С тех пор он  руки держит за спиной и чувствует – он сказал – чувствует себя как дикарь посреди новой техники. Я как могла объяснила, что кнопки помечены сами по себе, а этажи – сами по себе, две нумерации: одна на самой кнопке, другая – рядом с кнопкой – для удобства обслуживающих лифт.
- Да-да! Конечно, - для удобства обслуживающих... – с иронией повторил
он.

Я часто вспоминаю этот случай, когда кажусь себе дикаркой рядом с компьютером, на котором умею только печатать текст. Таков прогресс.

С.М. много рассказывал о Блоке. Тогда я по молодости и наивности ничего не записывала, помню лишь кое-что. «Мчит меня мертвая сила» - писал Блок. Мой дед именно  так относился к транспорту и никогда не ездил на трамвае. Чтобы навестить сына, моего отца, он целый день шел пешком.

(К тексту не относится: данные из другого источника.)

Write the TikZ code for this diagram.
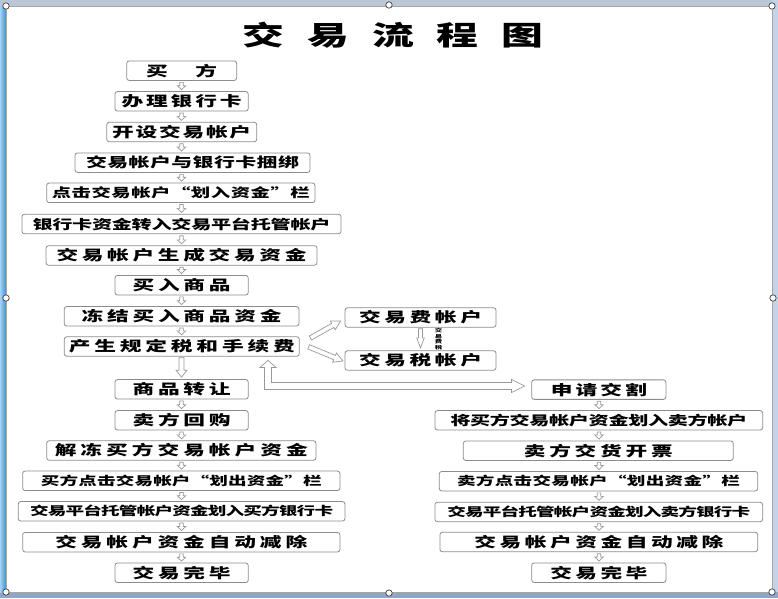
\documentclass[tikz,border=0pt]{standalone}
\usepackage{fontspec}
\usetikzlibrary{calc}
\newfontfamily\cjk[FakeStretch=1.55]{Noto Sans CJK SC}
\newcommand\sprglue{\hskip 0pt plus 1fil minus 1fil}
\ExplSyntaxOn
\NewDocumentCommand\spr{mm}{\makebox[#1][s]{\tl_map_inline:nn{#2}{##1\sprglue}\unskip}}
\ExplSyntaxOff
\definecolor{frL}{HTML}{3E8ED8}
\definecolor{frLl}{HTML}{A8D0F2}
\definecolor{frT}{HTML}{BCC7D6}
\definecolor{frR}{HTML}{C3D4EA}
\definecolor{frB}{HTML}{8FA6C6}
\tikzset{
  bx/.style={draw=black!45, line width=0.8pt, rounded corners=2.5pt, fill=white, inner sep=0pt},
  hol/.style={draw=black!40, line width=0.7pt, fill=white, line join=miter},
  f14/.style={font=\cjk\bfseries\fontsize{14}{16}\selectfont},
  f135/.style={font=\cjk\bfseries\fontsize{13.5}{15}\selectfont},
  f13/.style={font=\cjk\bfseries\fontsize{13}{15}\selectfont},
  f125/.style={font=\cjk\bfseries\fontsize{12.5}{14}\selectfont},
  f12/.style={font=\cjk\bfseries\fontsize{12}{14}\selectfont},
  handle/.style={draw=black!75, fill=white, line width=0.7pt},
}
% box: name, x, y, width, font style, text width, text
\newcommand\bxn[7]{\node[bx,#5,minimum width=#4pt,minimum height=19.5pt] (#1) at (#2,#3) {\spr{#6pt}{#7}};}
% hollow block arrow: start, end, shaft half width, head half width, head length
\newcommand\blk[5]{%
  \coordinate (bkB) at ($(#2)!#5!(#1)$);
  \draw[hol] ($(#1)!#3!90:(#2)$) -- ($(bkB)!#3!-90:(#1)$) -- ($(bkB)!#4!-90:(#1)$) -- (#2)
    -- ($(bkB)!#4!90:(#1)$) -- ($(bkB)!#3!90:(#1)$) -- ($(#1)!#3!-90:(#2)$) -- cycle;}
% small vertical arrow: column, upper node, lower node
\newcommand\varr[3]{%
  \coordinate (vs) at ($(#1 |- #2.south)+(0pt,-1.5pt)$);
  \coordinate (ve) at ($(#1 |- #3.north)+(0pt,1.5pt)$);
  \blk{vs}{ve}{1.8pt}{4.2pt}{4pt}}
\begin{document}
\begin{tikzpicture}[x=1pt,y=-1pt]
\useasboundingbox (0,0) rectangle (778,598);
% frame
\fill[frT] (0,0) rectangle (778,598);
\fill[frR] (772,0) rectangle (778,598);
\fill[frB] (0,592) rectangle (778,598);
\shade[left color=frLl, right color=frL] (0,6) rectangle (6,592);
\fill[white] (6,6) rectangle (772,592);
\draw[black!35, line width=0.6pt] (6,6) rectangle (772,592);

% title
\node[font=\cjk\bfseries\fontsize{27}{30}\selectfont, inner sep=0pt] (title) at (393,34.7) {\spr{301pt}{交易流程图}};

\coordinate (cL) at (181.5,0);
\coordinate (cR) at (599,0);

% left column
\bxn{b1}{181.7}{70.7}{110}{f14}{71}{买方}
\bxn{b2}{181.6}{101.3}{133.3}{f14}{120}{办理银行卡}
\bxn{b3}{181.7}{132}{150}{f14}{139}{开设交易帐户}
\bxn{b4}{192.5}{162.7}{235}{f135}{213}{交易帐户与银行卡捆绑}
\bxn{b5}{180.8}{192.8}{268.3}{f125}{258}{点击交易帐户“划入资金”栏}
\bxn{b6}{181.5}{224}{319}{f13}{298}{银行卡资金转入交易平台托管帐户}
\bxn{b7}{181.5}{255.5}{271}{f14}{250}{交易帐户生成交易资金}
\bxn{b8}{181.6}{285.2}{133.3}{f14}{98}{买入商品}
\bxn{b9}{181.6}{316.3}{234.7}{f14}{200}{冻结买入商品资金}
\bxn{chan}{181.8}{346.5}{235}{f14}{226}{产生规定税和手续费}
\bxn{spzr}{181.6}{389.3}{133.3}{f14}{98}{商品转让}
\bxn{mfhg}{181.6}{420.3}{133.3}{f14}{98}{卖方回购}
\bxn{jd}{181.3}{450.5}{269.3}{f14}{253}{解冻买方交易帐户资金}
\bxn{bfdj}{181.3}{480.8}{317.3}{f12}{281}{买方点击交易帐户“划出资金”栏}
\bxn{ptb}{181.6}{511.3}{326.7}{f12}{303}{交易平台托管帐户资金划入买方银行卡}
\bxn{zdL}{181.3}{542.2}{317.3}{f14}{252}{交易帐户资金自动减除}
\bxn{wbL}{181.6}{572.8}{133.3}{f14}{98}{交易完毕}

% right column
\bxn{fei}{420.5}{317.5}{151}{f14}{123}{交易费帐户}
\bxn{shui}{420.5}{360.5}{151}{f14}{123}{交易税帐户}
\bxn{shen}{598.8}{389.6}{134.3}{f14}{96}{申请交割}
\bxn{r2}{598.8}{420.3}{327.7}{f13}{297}{将买方交易帐户资金划入卖方帐户}
\bxn{r3}{598.3}{450.7}{270}{f14}{149}{卖方交货开票}
\bxn{r4}{598.5}{481.2}{318.4}{f12}{283}{卖方点击交易帐户“划出资金”栏}
\bxn{r5}{598.8}{512}{327.7}{f12}{303}{交易平台托管帐户资金划入卖方银行卡}
\bxn{r6}{598.8}{542}{317.7}{f14}{249}{交易帐户资金自动减除}
\bxn{r7}{598.8}{572.7}{134.3}{f14}{97}{交易完毕}

% small arrows, left
\varr{cL}{b1}{b2}
\varr{cL}{b2}{b3}
\varr{cL}{b3}{b4}
\varr{cL}{b4}{b5}
\varr{cL}{b5}{b6}
\varr{cL}{b6}{b7}
\varr{cL}{b7}{b8}
\varr{cL}{b8}{b9}
\varr{cL}{b9}{chan}
\varr{cL}{spzr}{mfhg}
\varr{cL}{mfhg}{jd}
\varr{cL}{jd}{bfdj}
\varr{cL}{bfdj}{ptb}
\varr{cL}{ptb}{zdL}
\varr{cL}{zdL}{wbL}
% small arrows, right
\varr{cR}{shen}{r2}
\varr{cR}{r2}{r3}
\varr{cR}{r3}{r4}
\varr{cR}{r4}{r5}
\varr{cR}{r5}{r6}
\varr{cR}{r6}{r7}

% big arrow chan -> spzr
\coordinate (bs) at ($(cL |- chan.south)+(0pt,-1pt)$);
\coordinate (be) at ($(cL |- spzr.north)+(0pt,2pt)$);
\blk{bs}{be}{2.5pt}{5.5pt}{7pt}

% fee -> tax
\coordinate (fs) at ($(fei.south)+(0pt,-1pt)$);
\coordinate (fe) at ($(shui.north)+(0pt,2.5pt)$);
\blk{fs}{fe}{2pt}{3.8pt}{10pt}
\node[font=\cjk\bfseries\fontsize{4.8}{5.6}\selectfont, align=center, inner sep=0pt] (lbl) at (438.5,339) {交\\易\\费\\税};

% diagonal arrows
\coordinate (d1s) at ($(chan.east)+(10.7pt,8.5pt)$);
\coordinate (d1e) at ($(fei.west)+(-4pt,-3.5pt)$);
\blk{d1s}{d1e}{2.3pt}{5pt}{9pt}
\coordinate (d2s) at ($(chan.east)+(9pt,-0.3pt)$);
\coordinate (d2e) at ($(shui.west)+(-1.7pt,-0.5pt)$);
\blk{d2s}{d2e}{2.3pt}{5pt}{9pt}

% L-shaped double arrow chan <-> shen
\coordinate (Lx) at (268,0);
\coordinate (Lu) at ($(Lx |- chan.south)+(0pt,-3.8pt)$);
\coordinate (Lr) at ($(shen.west)+(-6.7pt,3.6pt)$);
\coordinate (Lc) at (Lu |- Lr);
\draw[hol] (Lu) -- ($(Lu)+(8pt,-7pt)$) -- ($(Lu)+(3.5pt,-7pt)$) -- ($(Lc)+(3.5pt,3.5pt)$)
  -- ($(Lr)+(-13pt,3.5pt)$) -- ($(Lr)+(-13pt,6.5pt)$) -- (Lr) -- ($(Lr)+(-13pt,-6.5pt)$)
  -- ($(Lr)+(-13pt,-3.5pt)$) -- ($(Lc)+(-3.5pt,-3.5pt)$) -- ($(Lu)+(-3.5pt,-7pt)$)
  -- ($(Lu)+(-8pt,-7pt)$) -- cycle;

% selection handles
\foreach \hx/\hy in {6/6,389/5,772/6,6/298,773/298,6/592,389/593,772/592}
  \draw[handle] (\hx,\hy) circle[radius=3.2pt];
\end{tikzpicture}
\end{document}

Однажды после лекции к нему, окруженному студентками, подошла одна – с заочного отделения – и спросила:
- Почему мы так все любим Пушкина? На первый взгляд ничего особенного. Позже писали и сложнее, и тоньше. Нет ли какой-то просто привычки так относиться к этому поэту?
С.М. ничего не сказал.

Он не раз говорил, что лучшим в жизни считает год преподавания в школе. Я думала – он меня утешает. Когда же проработала (тоже только год) в школе, то позже вспоминала тот год тоже с хорошим чувством. И тут С.М. был совершенно искренен.

Как-то он спросил меня, не ощущаю ли я вот таких нехороших ощущений в области сердца. Я охотно закивала головой: конечно, сколько раз… Он тихо признался, что в юности страдал этим и боялся сердечной болезни. Но его подруга - медичка-студентка сказала: ты не болен, ты –  симулянт. Он страшно обиделся. Долго не встречался с ней после этого, потом опять немного  встречались, но недолго. Их пути разошлись.
- К 40 годам у вас всё пройдет, это чисто нервное и возрастное, – сказал он.
Так и было.

Он говорил (так жалею, то не записывала) о музыке, о вреде гармошки, истребившей подлинно народные песни, о культуре поведения, в частности – о тишине в присутствии спящего, о роли игрушек, о том, как много значат они и детские игры. Надо это изучать – но не в свете ...он не мог сказать: марксизма-ленинизма. Этого говорить было нельзя.

Он скончался в 1983 году. Гроб с его телом был выставлен в здании филфака на Воробьевых горах. Мужчины поочередно стояли около него в почетном карауле.
С кончиной его кончилась большая эпоха. Больше я ни разу не встречала людей так бесстрашно думающих и откровенно говорящих. А ведь свободно говорить и свободно мыслить - вещи взаимосвязанные. Нет одного – не будет и другого.